JOB ->
Filter the entries below, keeping every line that has the word "with".

DATASET EXCERPTS ->
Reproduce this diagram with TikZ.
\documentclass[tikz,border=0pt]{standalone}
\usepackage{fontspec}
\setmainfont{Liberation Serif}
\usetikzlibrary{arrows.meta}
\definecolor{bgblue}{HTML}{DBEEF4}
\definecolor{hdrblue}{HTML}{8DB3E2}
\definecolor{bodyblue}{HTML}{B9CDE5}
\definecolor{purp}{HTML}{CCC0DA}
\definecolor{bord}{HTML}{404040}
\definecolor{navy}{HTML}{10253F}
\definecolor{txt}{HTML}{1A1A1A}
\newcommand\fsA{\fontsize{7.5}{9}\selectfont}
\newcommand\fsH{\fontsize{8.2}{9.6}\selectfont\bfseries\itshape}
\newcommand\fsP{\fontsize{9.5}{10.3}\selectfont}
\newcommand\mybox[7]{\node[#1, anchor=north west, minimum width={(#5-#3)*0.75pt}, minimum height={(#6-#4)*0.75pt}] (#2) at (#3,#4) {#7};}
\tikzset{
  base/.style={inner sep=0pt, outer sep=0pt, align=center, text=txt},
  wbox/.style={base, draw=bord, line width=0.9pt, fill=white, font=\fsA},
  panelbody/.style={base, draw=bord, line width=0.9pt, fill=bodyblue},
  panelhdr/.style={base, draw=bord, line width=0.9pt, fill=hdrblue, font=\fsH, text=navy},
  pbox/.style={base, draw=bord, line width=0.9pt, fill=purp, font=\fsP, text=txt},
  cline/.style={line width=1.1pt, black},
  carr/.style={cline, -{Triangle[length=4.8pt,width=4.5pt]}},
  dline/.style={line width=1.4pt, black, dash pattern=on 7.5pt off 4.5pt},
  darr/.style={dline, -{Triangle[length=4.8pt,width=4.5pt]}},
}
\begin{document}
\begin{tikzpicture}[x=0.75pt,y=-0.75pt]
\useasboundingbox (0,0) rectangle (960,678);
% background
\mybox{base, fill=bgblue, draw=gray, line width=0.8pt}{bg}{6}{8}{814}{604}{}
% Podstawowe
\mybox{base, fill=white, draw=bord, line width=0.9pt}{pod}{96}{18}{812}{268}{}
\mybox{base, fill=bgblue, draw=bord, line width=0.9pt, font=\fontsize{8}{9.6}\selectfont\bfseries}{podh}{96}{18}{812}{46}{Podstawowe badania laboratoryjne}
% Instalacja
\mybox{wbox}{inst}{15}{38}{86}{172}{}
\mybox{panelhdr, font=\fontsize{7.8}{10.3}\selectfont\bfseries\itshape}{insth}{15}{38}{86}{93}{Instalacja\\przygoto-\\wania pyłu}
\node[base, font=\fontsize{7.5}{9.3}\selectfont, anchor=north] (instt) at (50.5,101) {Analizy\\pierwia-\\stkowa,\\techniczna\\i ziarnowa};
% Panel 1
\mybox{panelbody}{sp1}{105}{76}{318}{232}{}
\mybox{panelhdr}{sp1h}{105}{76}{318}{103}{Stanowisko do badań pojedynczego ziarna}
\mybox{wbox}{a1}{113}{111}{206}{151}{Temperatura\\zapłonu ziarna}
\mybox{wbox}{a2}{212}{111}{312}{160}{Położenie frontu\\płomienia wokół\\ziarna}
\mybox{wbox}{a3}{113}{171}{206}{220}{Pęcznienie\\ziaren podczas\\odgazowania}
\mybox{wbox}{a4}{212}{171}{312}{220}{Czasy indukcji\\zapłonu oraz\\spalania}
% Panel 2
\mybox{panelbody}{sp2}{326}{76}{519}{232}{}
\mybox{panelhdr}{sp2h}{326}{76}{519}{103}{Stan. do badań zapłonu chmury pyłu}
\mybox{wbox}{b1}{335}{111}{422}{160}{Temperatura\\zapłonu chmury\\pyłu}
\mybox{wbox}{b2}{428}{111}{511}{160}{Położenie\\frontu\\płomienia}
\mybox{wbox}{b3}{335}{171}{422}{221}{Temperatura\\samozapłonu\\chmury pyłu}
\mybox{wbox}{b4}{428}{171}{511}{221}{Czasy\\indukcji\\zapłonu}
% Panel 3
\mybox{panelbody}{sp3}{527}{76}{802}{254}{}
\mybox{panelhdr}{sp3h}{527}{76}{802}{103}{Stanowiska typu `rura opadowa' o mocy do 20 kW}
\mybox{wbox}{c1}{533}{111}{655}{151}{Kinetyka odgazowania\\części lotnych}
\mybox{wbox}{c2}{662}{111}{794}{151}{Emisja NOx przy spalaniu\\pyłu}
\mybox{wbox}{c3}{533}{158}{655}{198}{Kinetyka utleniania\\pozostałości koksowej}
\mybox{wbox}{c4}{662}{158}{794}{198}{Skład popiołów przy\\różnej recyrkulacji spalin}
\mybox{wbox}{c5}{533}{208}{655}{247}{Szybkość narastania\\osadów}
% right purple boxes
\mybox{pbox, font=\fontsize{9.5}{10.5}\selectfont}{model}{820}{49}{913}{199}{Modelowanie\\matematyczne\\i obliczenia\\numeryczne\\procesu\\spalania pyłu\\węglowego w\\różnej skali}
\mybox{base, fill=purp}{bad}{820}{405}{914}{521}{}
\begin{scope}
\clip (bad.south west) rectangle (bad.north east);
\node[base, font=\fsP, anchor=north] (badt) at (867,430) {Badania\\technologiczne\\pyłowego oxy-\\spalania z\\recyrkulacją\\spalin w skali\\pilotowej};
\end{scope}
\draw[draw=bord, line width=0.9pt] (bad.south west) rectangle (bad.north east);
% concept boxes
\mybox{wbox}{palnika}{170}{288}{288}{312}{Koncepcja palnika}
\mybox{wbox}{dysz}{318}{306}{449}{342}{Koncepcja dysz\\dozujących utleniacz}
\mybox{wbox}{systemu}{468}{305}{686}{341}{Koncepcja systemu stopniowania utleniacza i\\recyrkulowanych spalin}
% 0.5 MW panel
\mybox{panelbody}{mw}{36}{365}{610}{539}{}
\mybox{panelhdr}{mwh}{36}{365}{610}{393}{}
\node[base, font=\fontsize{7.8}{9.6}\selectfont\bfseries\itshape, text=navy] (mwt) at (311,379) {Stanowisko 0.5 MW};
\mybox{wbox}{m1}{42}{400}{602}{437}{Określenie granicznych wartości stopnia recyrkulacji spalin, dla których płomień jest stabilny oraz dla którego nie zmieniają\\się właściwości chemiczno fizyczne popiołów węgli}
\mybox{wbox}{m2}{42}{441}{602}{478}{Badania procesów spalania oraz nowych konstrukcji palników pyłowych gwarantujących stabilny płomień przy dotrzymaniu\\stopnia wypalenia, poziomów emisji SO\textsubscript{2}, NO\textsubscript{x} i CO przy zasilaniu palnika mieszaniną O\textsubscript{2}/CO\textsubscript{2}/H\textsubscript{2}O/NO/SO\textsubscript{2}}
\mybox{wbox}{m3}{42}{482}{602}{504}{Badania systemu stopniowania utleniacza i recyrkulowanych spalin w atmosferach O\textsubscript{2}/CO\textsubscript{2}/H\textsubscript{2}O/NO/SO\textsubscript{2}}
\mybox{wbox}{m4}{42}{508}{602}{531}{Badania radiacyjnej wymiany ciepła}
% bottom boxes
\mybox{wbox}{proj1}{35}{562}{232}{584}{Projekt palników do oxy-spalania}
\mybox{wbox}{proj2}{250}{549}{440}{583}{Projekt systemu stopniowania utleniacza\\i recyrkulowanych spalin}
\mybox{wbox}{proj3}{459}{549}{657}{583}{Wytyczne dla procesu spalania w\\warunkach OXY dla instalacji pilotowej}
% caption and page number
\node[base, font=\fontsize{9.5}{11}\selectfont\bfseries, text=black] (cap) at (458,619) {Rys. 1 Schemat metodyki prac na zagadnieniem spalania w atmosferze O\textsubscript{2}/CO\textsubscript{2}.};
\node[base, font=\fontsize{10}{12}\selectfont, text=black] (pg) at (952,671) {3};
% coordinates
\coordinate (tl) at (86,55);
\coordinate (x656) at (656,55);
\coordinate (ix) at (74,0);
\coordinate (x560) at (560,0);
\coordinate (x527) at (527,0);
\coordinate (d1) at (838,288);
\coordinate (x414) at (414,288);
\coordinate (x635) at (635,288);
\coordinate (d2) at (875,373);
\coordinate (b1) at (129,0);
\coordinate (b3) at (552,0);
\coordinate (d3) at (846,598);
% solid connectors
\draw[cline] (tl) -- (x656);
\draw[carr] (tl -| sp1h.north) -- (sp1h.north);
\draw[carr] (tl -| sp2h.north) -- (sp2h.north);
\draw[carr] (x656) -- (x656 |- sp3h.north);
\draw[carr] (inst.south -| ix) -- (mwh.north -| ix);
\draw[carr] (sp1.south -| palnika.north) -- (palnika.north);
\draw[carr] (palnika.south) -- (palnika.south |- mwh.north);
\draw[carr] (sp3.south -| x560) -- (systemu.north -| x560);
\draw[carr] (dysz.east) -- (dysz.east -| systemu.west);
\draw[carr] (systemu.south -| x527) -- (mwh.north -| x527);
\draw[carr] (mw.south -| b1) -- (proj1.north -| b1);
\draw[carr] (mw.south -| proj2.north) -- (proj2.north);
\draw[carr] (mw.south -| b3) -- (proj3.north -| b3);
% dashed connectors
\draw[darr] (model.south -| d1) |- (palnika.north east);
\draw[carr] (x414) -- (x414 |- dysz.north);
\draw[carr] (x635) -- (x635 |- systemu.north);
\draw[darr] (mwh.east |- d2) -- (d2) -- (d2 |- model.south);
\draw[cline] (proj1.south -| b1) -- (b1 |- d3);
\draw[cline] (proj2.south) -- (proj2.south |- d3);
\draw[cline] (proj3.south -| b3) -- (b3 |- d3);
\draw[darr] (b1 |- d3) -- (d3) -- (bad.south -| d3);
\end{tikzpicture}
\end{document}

* * *

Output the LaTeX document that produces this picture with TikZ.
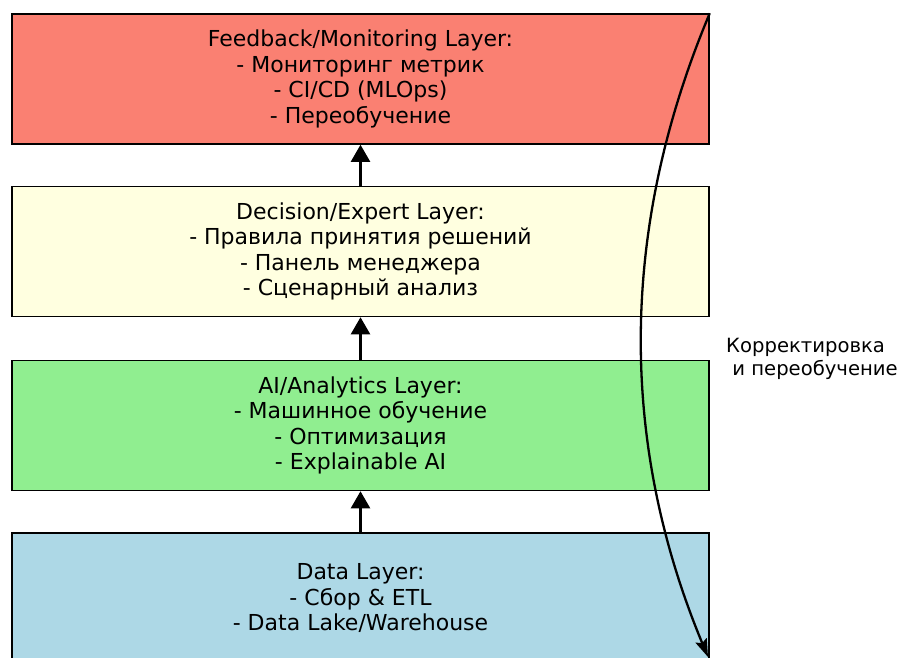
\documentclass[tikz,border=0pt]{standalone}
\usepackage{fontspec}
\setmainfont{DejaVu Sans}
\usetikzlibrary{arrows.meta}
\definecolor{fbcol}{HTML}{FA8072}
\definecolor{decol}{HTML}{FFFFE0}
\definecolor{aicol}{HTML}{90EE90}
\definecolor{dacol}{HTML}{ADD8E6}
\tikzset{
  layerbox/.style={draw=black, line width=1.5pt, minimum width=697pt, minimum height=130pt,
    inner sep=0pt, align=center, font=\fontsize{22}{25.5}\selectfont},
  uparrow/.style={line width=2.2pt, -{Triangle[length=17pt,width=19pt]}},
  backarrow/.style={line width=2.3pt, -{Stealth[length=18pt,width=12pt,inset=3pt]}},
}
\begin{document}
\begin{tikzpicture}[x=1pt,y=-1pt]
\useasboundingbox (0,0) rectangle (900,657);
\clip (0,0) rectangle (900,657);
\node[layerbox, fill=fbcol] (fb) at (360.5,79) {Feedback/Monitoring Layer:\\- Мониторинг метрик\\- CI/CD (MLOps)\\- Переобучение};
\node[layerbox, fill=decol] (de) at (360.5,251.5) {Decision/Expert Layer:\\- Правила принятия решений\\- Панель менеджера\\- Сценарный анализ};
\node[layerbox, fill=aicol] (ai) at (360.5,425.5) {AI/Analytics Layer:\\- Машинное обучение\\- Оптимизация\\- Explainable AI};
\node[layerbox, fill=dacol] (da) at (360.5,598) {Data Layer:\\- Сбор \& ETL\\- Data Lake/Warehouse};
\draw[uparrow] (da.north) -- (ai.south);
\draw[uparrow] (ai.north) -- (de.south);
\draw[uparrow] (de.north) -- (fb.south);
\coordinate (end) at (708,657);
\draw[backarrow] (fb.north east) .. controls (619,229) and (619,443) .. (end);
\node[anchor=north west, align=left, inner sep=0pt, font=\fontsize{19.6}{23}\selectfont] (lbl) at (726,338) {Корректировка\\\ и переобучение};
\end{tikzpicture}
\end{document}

TASK OUTPUT ->
Reproduce this diagram with TikZ.
Output the LaTeX document that produces this picture with TikZ.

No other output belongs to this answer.